Written exercise:
Write out each line in which the string "this" is present.

[Records with drawing code]

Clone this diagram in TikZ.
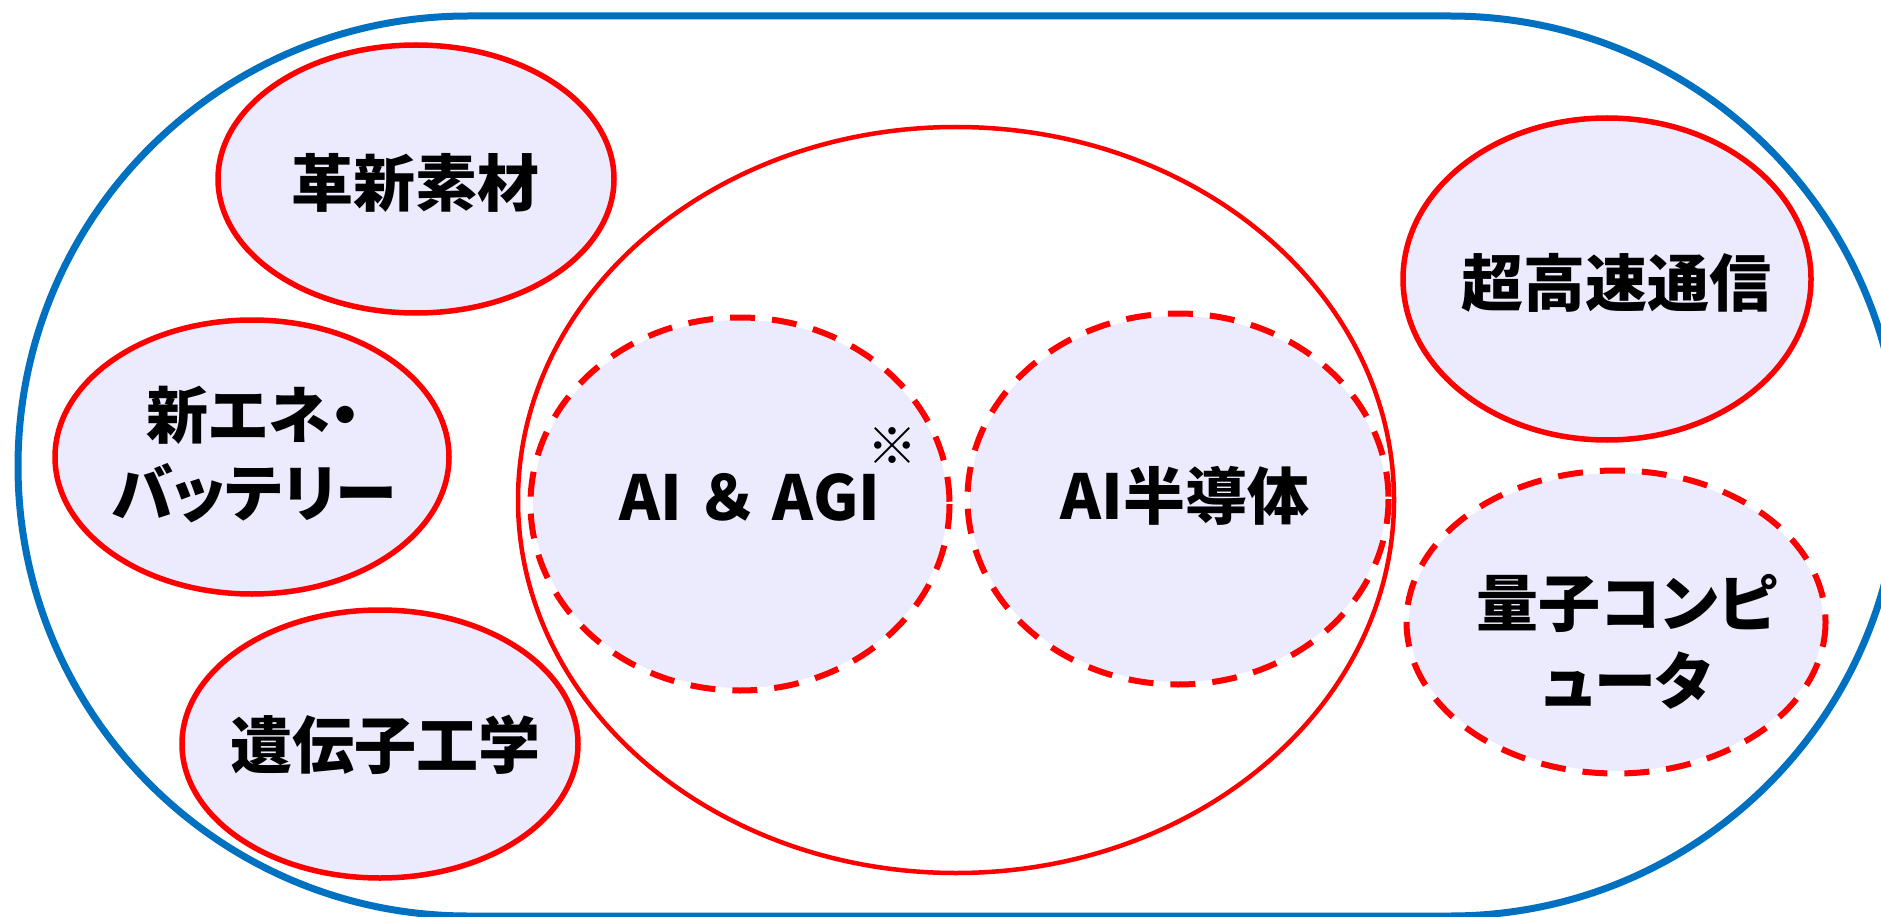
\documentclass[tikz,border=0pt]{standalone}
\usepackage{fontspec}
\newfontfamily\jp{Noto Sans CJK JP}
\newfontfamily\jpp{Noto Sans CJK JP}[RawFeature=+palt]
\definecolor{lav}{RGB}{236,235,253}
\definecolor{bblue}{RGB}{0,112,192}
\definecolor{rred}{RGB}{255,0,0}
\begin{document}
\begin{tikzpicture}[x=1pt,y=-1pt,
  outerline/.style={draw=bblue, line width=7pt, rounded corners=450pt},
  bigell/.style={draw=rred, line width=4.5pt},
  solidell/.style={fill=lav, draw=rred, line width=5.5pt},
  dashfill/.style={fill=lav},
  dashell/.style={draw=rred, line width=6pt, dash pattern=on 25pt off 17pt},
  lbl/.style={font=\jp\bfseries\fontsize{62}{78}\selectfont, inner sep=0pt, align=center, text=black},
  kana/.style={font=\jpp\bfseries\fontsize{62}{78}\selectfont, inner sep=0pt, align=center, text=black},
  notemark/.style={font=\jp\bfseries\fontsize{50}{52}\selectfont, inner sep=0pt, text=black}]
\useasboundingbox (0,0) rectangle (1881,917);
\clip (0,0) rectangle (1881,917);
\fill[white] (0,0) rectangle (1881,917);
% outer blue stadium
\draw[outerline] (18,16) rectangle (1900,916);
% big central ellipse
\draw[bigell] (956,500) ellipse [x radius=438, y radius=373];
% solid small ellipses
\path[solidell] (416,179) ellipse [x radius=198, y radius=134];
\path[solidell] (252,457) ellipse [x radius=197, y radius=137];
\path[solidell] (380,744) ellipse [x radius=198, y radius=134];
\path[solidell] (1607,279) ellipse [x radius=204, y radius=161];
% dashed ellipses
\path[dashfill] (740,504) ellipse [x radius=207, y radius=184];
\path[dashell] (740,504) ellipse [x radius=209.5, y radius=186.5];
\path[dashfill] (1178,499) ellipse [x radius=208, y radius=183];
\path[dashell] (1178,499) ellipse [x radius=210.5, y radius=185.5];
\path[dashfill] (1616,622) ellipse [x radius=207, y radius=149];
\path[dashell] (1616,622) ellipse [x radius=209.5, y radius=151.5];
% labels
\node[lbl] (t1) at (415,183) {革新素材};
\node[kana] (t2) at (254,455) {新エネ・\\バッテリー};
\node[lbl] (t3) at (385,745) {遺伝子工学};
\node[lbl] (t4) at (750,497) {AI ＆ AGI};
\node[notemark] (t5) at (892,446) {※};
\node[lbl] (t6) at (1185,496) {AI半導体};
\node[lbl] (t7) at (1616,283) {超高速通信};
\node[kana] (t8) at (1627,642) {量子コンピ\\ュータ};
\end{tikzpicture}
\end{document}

==

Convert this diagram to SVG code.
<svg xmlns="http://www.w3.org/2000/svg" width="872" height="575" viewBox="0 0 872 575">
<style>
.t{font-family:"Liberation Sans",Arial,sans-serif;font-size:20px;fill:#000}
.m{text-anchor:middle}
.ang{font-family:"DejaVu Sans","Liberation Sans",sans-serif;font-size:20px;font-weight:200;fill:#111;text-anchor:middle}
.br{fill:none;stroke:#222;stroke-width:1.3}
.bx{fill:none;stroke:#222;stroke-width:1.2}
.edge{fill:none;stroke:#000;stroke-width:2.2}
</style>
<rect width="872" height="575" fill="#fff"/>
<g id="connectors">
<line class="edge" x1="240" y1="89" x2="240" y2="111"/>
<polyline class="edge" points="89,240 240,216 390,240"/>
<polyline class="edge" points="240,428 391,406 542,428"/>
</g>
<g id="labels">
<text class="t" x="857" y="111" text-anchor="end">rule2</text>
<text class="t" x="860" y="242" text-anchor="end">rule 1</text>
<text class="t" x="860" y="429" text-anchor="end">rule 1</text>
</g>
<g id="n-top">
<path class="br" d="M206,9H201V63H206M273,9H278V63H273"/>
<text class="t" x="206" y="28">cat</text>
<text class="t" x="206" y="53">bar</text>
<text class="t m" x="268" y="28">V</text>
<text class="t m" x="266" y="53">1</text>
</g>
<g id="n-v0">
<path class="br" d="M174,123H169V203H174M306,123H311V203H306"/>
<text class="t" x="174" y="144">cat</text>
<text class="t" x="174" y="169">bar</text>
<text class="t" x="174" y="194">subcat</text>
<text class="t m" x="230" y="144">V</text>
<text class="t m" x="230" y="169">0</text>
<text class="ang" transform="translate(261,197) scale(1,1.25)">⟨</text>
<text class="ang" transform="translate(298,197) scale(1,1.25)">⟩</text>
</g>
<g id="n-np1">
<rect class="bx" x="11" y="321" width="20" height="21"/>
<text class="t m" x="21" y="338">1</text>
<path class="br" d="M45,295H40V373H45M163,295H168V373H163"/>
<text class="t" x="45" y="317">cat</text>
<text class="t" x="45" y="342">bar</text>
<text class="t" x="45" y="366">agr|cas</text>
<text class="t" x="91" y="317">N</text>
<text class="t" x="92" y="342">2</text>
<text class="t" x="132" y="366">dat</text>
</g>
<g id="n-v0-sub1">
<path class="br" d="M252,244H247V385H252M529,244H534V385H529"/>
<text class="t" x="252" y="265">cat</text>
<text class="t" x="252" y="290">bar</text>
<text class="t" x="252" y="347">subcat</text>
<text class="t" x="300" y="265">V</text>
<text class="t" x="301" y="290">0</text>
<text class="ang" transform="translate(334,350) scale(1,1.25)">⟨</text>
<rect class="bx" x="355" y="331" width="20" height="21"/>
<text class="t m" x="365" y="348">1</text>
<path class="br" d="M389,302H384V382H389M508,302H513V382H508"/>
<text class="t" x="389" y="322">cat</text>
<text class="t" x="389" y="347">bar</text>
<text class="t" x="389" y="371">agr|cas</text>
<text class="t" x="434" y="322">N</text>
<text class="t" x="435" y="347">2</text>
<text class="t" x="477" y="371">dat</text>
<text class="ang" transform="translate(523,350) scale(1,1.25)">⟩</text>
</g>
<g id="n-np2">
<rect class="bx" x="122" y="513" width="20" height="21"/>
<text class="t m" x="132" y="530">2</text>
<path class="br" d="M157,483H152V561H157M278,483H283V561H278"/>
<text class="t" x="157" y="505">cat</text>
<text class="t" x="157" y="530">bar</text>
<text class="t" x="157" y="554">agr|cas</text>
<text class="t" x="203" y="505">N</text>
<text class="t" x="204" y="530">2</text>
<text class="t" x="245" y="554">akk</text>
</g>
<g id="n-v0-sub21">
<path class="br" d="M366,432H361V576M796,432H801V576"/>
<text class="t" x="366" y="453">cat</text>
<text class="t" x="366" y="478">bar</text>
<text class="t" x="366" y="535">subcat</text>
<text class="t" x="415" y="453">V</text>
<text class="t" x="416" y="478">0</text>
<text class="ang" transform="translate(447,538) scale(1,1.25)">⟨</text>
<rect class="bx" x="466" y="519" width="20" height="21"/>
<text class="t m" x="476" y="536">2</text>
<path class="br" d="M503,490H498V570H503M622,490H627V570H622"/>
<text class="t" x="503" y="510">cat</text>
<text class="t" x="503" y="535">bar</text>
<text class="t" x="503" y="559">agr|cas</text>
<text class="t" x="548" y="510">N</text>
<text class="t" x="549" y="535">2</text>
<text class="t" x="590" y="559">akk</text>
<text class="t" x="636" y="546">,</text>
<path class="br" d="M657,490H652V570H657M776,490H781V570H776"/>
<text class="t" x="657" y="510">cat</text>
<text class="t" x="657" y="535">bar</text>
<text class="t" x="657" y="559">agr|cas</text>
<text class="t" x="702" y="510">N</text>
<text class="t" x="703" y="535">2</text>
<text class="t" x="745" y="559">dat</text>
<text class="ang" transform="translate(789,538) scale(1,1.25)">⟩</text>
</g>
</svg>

Answer to the problem:
Clone this diagram in TikZ.
Convert this diagram to SVG code.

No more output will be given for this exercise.